▸ Directive:
Give a verbatim copy of the lines below, minus the pictures.

▸ Material:
========

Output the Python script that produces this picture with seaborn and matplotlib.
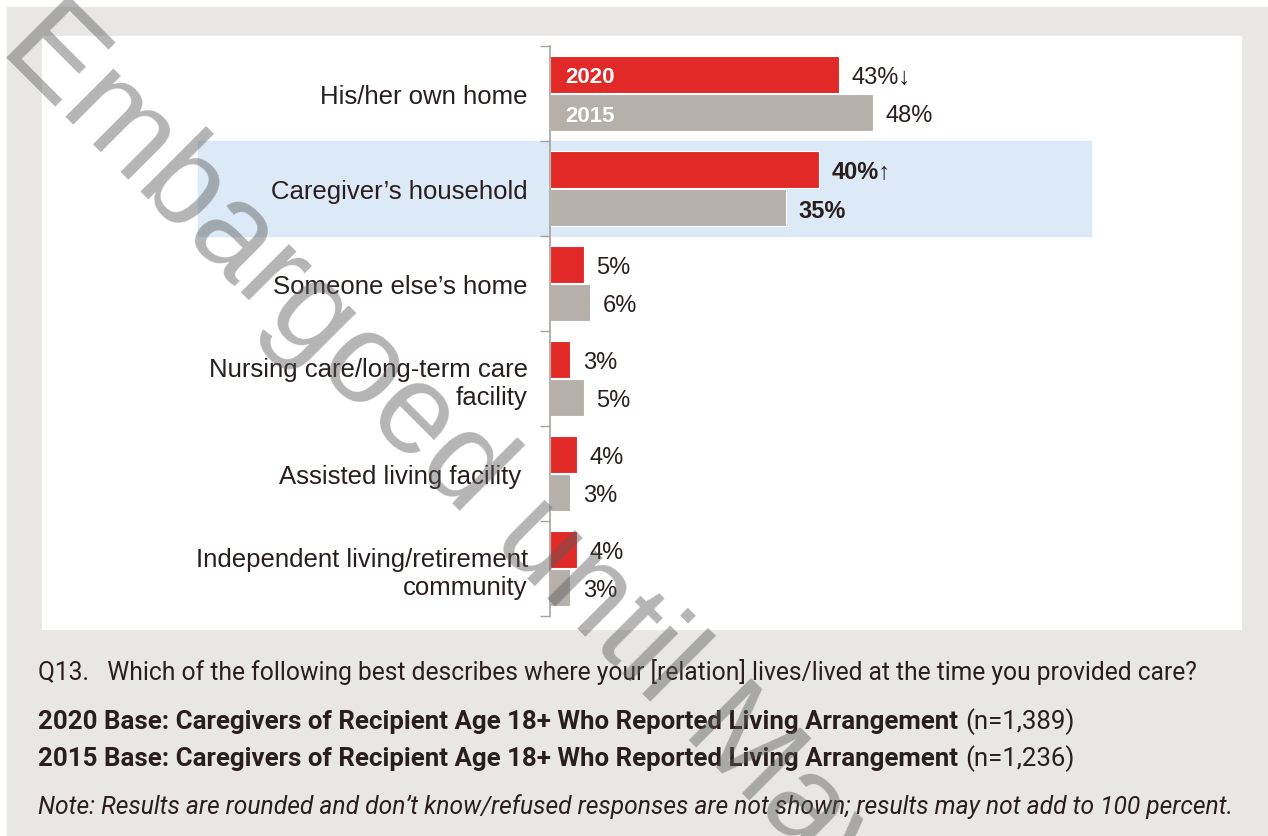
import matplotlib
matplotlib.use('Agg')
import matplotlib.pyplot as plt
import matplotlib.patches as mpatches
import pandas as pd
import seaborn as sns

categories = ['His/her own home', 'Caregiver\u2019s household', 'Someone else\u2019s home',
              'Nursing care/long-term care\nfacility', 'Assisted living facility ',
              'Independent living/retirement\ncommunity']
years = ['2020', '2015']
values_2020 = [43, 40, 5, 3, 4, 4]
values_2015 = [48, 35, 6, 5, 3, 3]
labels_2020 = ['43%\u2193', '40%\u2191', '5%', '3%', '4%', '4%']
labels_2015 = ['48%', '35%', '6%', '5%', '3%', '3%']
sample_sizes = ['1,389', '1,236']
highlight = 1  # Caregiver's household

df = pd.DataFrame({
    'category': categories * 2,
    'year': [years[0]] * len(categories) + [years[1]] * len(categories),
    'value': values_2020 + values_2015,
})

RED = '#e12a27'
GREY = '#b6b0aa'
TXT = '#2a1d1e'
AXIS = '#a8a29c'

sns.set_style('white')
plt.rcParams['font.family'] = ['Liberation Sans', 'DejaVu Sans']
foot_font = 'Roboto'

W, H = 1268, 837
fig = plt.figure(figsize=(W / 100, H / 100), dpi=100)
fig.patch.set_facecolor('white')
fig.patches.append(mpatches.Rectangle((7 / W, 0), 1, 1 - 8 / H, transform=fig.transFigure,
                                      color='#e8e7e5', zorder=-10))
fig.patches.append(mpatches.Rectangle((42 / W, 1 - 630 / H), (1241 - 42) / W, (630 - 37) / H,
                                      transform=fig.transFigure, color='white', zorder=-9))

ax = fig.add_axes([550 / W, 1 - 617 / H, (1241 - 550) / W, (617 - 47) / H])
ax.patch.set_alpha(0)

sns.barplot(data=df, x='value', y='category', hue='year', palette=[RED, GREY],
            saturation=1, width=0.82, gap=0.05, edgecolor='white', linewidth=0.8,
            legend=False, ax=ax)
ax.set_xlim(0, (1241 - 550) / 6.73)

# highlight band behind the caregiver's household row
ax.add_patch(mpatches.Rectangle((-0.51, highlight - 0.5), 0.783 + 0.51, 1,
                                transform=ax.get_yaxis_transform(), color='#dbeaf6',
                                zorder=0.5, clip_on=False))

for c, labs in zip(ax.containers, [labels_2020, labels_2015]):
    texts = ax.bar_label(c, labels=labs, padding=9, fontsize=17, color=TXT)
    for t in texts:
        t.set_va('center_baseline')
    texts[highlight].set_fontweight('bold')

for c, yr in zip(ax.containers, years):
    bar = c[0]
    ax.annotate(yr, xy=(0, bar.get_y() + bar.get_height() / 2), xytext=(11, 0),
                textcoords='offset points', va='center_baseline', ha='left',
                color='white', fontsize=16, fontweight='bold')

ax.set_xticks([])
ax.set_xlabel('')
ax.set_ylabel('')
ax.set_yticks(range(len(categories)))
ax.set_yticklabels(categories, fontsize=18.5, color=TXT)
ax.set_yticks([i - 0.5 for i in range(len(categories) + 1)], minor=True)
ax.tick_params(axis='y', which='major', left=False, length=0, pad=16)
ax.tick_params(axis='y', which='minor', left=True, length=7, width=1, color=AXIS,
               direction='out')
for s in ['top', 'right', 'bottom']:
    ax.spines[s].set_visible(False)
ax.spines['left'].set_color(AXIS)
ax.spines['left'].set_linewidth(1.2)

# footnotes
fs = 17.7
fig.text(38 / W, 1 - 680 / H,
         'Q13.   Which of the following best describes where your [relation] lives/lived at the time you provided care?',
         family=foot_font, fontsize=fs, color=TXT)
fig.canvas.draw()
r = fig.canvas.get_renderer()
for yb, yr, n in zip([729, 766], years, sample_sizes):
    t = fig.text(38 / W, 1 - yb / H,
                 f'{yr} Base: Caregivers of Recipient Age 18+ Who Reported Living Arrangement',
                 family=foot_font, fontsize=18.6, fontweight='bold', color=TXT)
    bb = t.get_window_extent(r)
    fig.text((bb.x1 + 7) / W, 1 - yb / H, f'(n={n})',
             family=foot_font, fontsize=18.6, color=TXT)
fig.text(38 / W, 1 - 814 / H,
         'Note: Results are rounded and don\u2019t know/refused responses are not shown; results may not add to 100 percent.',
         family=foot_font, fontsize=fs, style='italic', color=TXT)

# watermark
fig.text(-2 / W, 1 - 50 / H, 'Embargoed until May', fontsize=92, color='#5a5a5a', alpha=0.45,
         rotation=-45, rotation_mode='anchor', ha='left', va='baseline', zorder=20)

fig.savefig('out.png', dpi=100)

========

▸ Written answer:
Output the Python script that produces this picture with seaborn and matplotlib.
import matplotlib
matplotlib.use('Agg')
import matplotlib.pyplot as plt
import matplotlib.patches as mpatches
import pandas as pd
import seaborn as sns

categories = ['His/her own home', 'Caregiver\u2019s household', 'Someone else\u2019s home',
              'Nursing care/long-term care\nfacility', 'Assisted living facility ',
              'Independent living/retirement\ncommunity']
years = ['2020', '2015']
values_2020 = [43, 40, 5, 3, 4, 4]
values_2015 = [48, 35, 6, 5, 3, 3]
labels_2020 = ['43%\u2193', '40%\u2191', '5%', '3%', '4%', '4%']
labels_2015 = ['48%', '35%', '6%', '5%', '3%', '3%']
sample_sizes = ['1,389', '1,236']
highlight = 1  # Caregiver's household

df = pd.DataFrame({
    'category': categories * 2,
    'year': [years[0]] * len(categories) + [years[1]] * len(categories),
    'value': values_2020 + values_2015,
})

RED = '#e12a27'
GREY = '#b6b0aa'
TXT = '#2a1d1e'
AXIS = '#a8a29c'

sns.set_style('white')
plt.rcParams['font.family'] = ['Liberation Sans', 'DejaVu Sans']
foot_font = 'Roboto'

W, H = 1268, 837
fig = plt.figure(figsize=(W / 100, H / 100), dpi=100)
fig.patch.set_facecolor('white')
fig.patches.append(mpatches.Rectangle((7 / W, 0), 1, 1 - 8 / H, transform=fig.transFigure,
                                      color='#e8e7e5', zorder=-10))
fig.patches.append(mpatches.Rectangle((42 / W, 1 - 630 / H), (1241 - 42) / W, (630 - 37) / H,
                                      transform=fig.transFigure, color='white', zorder=-9))

ax = fig.add_axes([550 / W, 1 - 617 / H, (1241 - 550) / W, (617 - 47) / H])
ax.patch.set_alpha(0)

sns.barplot(data=df, x='value', y='category', hue='year', palette=[RED, GREY],
            saturation=1, width=0.82, gap=0.05, edgecolor='white', linewidth=0.8,
            legend=False, ax=ax)
ax.set_xlim(0, (1241 - 550) / 6.73)

# highlight band behind the caregiver's household row
ax.add_patch(mpatches.Rectangle((-0.51, highlight - 0.5), 0.783 + 0.51, 1,
                                transform=ax.get_yaxis_transform(), color='#dbeaf6',
                                zorder=0.5, clip_on=False))

for c, labs in zip(ax.containers, [labels_2020, labels_2015]):
    texts = ax.bar_label(c, labels=labs, padding=9, fontsize=17, color=TXT)
    for t in texts:
        t.set_va('center_baseline')
    texts[highlight].set_fontweight('bold')

for c, yr in zip(ax.containers, years):
    bar = c[0]
    ax.annotate(yr, xy=(0, bar.get_y() + bar.get_height() / 2), xytext=(11, 0),
                textcoords='offset points', va='center_baseline', ha='left',
                color='white', fontsize=16, fontweight='bold')

ax.set_xticks([])
ax.set_xlabel('')
ax.set_ylabel('')
ax.set_yticks(range(len(categories)))
ax.set_yticklabels(categories, fontsize=18.5, color=TXT)
ax.set_yticks([i - 0.5 for i in range(len(categories) + 1)], minor=True)
ax.tick_params(axis='y', which='major', left=False, length=0, pad=16)
ax.tick_params(axis='y', which='minor', left=True, length=7, width=1, color=AXIS,
               direction='out')
for s in ['top', 'right', 'bottom']:
    ax.spines[s].set_visible(False)
ax.spines['left'].set_color(AXIS)
ax.spines['left'].set_linewidth(1.2)

# footnotes
fs = 17.7
fig.text(38 / W, 1 - 680 / H,
         'Q13.   Which of the following best describes where your [relation] lives/lived at the time you provided care?',
         family=foot_font, fontsize=fs, color=TXT)
fig.canvas.draw()
r = fig.canvas.get_renderer()
for yb, yr, n in zip([729, 766], years, sample_sizes):
    t = fig.text(38 / W, 1 - yb / H,
                 f'{yr} Base: Caregivers of Recipient Age 18+ Who Reported Living Arrangement',
                 family=foot_font, fontsize=18.6, fontweight='bold', color=TXT)
    bb = t.get_window_extent(r)
    fig.text((bb.x1 + 7) / W, 1 - yb / H, f'(n={n})',
             family=foot_font, fontsize=18.6, color=TXT)
fig.text(38 / W, 1 - 814 / H,
         'Note: Results are rounded and don\u2019t know/refused responses are not shown; results may not add to 100 percent.',
         family=foot_font, fontsize=fs, style='italic', color=TXT)

# watermark
fig.text(-2 / W, 1 - 50 / H, 'Embargoed until May', fontsize=92, color='#5a5a5a', alpha=0.45,
         rotation=-45, rotation_mode='anchor', ha='left', va='baseline', zorder=20)

fig.savefig('out.png', dpi=100)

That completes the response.